What is needed:
Restate the data exactly as given and keep the pictures out.

Data:
BEGIN

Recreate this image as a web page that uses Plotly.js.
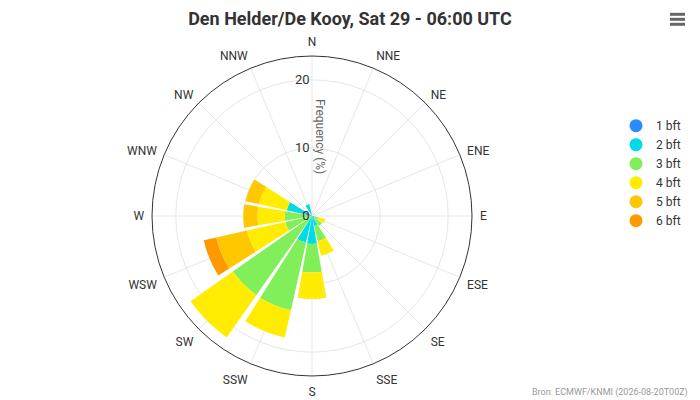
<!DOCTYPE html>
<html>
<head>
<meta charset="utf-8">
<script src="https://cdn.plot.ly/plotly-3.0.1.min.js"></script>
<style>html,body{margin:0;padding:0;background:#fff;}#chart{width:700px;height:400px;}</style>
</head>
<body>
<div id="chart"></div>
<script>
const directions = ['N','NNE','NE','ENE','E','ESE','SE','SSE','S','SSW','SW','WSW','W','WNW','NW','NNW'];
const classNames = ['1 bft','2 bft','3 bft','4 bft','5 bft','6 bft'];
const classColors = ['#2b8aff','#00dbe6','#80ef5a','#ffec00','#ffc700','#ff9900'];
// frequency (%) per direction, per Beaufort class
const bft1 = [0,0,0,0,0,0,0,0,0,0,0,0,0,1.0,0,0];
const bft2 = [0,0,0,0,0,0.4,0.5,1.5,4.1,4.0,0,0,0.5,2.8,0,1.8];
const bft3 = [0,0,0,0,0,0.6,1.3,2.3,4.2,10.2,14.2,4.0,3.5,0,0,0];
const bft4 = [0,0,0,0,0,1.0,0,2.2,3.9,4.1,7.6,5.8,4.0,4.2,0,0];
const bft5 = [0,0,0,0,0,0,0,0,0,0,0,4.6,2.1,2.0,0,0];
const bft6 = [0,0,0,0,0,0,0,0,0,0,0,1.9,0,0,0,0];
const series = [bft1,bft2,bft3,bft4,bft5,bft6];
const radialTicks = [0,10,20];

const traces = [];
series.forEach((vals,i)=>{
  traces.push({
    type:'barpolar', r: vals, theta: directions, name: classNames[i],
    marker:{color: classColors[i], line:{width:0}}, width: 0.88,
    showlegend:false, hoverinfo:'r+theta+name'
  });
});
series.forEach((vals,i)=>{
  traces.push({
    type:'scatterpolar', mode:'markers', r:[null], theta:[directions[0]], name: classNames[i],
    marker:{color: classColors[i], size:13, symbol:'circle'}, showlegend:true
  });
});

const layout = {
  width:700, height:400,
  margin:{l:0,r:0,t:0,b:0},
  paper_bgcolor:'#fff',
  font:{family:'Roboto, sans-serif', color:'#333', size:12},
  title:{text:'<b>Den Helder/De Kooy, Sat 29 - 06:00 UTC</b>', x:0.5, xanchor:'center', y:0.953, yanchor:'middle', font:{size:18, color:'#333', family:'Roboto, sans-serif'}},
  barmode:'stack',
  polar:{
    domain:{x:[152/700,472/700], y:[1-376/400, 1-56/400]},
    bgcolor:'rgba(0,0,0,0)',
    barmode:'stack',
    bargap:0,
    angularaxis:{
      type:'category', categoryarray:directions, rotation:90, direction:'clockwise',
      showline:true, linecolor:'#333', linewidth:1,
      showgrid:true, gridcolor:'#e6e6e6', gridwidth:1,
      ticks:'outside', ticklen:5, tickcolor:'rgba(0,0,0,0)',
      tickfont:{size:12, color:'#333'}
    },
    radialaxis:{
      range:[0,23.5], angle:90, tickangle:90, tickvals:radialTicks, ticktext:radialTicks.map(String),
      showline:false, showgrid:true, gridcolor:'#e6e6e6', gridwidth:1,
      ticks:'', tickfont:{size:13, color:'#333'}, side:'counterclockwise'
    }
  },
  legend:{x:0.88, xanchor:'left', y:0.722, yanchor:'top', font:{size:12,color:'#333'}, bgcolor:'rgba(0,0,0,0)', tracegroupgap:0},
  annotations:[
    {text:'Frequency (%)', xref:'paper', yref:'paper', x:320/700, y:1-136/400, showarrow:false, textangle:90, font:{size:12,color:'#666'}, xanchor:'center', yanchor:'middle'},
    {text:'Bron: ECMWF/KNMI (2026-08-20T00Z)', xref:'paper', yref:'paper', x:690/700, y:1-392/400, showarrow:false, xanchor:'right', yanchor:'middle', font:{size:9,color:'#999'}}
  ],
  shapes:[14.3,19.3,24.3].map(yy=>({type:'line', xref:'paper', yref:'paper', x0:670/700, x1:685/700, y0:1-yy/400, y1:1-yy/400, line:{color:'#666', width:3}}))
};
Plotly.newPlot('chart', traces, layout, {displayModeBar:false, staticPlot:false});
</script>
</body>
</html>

END

Final result:
Recreate this image as a web page that uses Plotly.js.
<!DOCTYPE html>
<html>
<head>
<meta charset="utf-8">
<script src="https://cdn.plot.ly/plotly-3.0.1.min.js"></script>
<style>html,body{margin:0;padding:0;background:#fff;}#chart{width:700px;height:400px;}</style>
</head>
<body>
<div id="chart"></div>
<script>
const directions = ['N','NNE','NE','ENE','E','ESE','SE','SSE','S','SSW','SW','WSW','W','WNW','NW','NNW'];
const classNames = ['1 bft','2 bft','3 bft','4 bft','5 bft','6 bft'];
const classColors = ['#2b8aff','#00dbe6','#80ef5a','#ffec00','#ffc700','#ff9900'];
// frequency (%) per direction, per Beaufort class
const bft1 = [0,0,0,0,0,0,0,0,0,0,0,0,0,1.0,0,0];
const bft2 = [0,0,0,0,0,0.4,0.5,1.5,4.1,4.0,0,0,0.5,2.8,0,1.8];
const bft3 = [0,0,0,0,0,0.6,1.3,2.3,4.2,10.2,14.2,4.0,3.5,0,0,0];
const bft4 = [0,0,0,0,0,1.0,0,2.2,3.9,4.1,7.6,5.8,4.0,4.2,0,0];
const bft5 = [0,0,0,0,0,0,0,0,0,0,0,4.6,2.1,2.0,0,0];
const bft6 = [0,0,0,0,0,0,0,0,0,0,0,1.9,0,0,0,0];
const series = [bft1,bft2,bft3,bft4,bft5,bft6];
const radialTicks = [0,10,20];

const traces = [];
series.forEach((vals,i)=>{
  traces.push({
    type:'barpolar', r: vals, theta: directions, name: classNames[i],
    marker:{color: classColors[i], line:{width:0}}, width: 0.88,
    showlegend:false, hoverinfo:'r+theta+name'
  });
});
series.forEach((vals,i)=>{
  traces.push({
    type:'scatterpolar', mode:'markers', r:[null], theta:[directions[0]], name: classNames[i],
    marker:{color: classColors[i], size:13, symbol:'circle'}, showlegend:true
  });
});

const layout = {
  width:700, height:400,
  margin:{l:0,r:0,t:0,b:0},
  paper_bgcolor:'#fff',
  font:{family:'Roboto, sans-serif', color:'#333', size:12},
  title:{text:'<b>Den Helder/De Kooy, Sat 29 - 06:00 UTC</b>', x:0.5, xanchor:'center', y:0.953, yanchor:'middle', font:{size:18, color:'#333', family:'Roboto, sans-serif'}},
  barmode:'stack',
  polar:{
    domain:{x:[152/700,472/700], y:[1-376/400, 1-56/400]},
    bgcolor:'rgba(0,0,0,0)',
    barmode:'stack',
    bargap:0,
    angularaxis:{
      type:'category', categoryarray:directions, rotation:90, direction:'clockwise',
      showline:true, linecolor:'#333', linewidth:1,
      showgrid:true, gridcolor:'#e6e6e6', gridwidth:1,
      ticks:'outside', ticklen:5, tickcolor:'rgba(0,0,0,0)',
      tickfont:{size:12, color:'#333'}
    },
    radialaxis:{
      range:[0,23.5], angle:90, tickangle:90, tickvals:radialTicks, ticktext:radialTicks.map(String),
      showline:false, showgrid:true, gridcolor:'#e6e6e6', gridwidth:1,
      ticks:'', tickfont:{size:13, color:'#333'}, side:'counterclockwise'
    }
  },
  legend:{x:0.88, xanchor:'left', y:0.722, yanchor:'top', font:{size:12,color:'#333'}, bgcolor:'rgba(0,0,0,0)', tracegroupgap:0},
  annotations:[
    {text:'Frequency (%)', xref:'paper', yref:'paper', x:320/700, y:1-136/400, showarrow:false, textangle:90, font:{size:12,color:'#666'}, xanchor:'center', yanchor:'middle'},
    {text:'Bron: ECMWF/KNMI (2026-08-20T00Z)', xref:'paper', yref:'paper', x:690/700, y:1-392/400, showarrow:false, xanchor:'right', yanchor:'middle', font:{size:9,color:'#999'}}
  ],
  shapes:[14.3,19.3,24.3].map(yy=>({type:'line', xref:'paper', yref:'paper', x0:670/700, x1:685/700, y0:1-yy/400, y1:1-yy/400, line:{color:'#666', width:3}}))
};
Plotly.newPlot('chart', traces, layout, {displayModeBar:false, staticPlot:false});
</script>
</body>
</html>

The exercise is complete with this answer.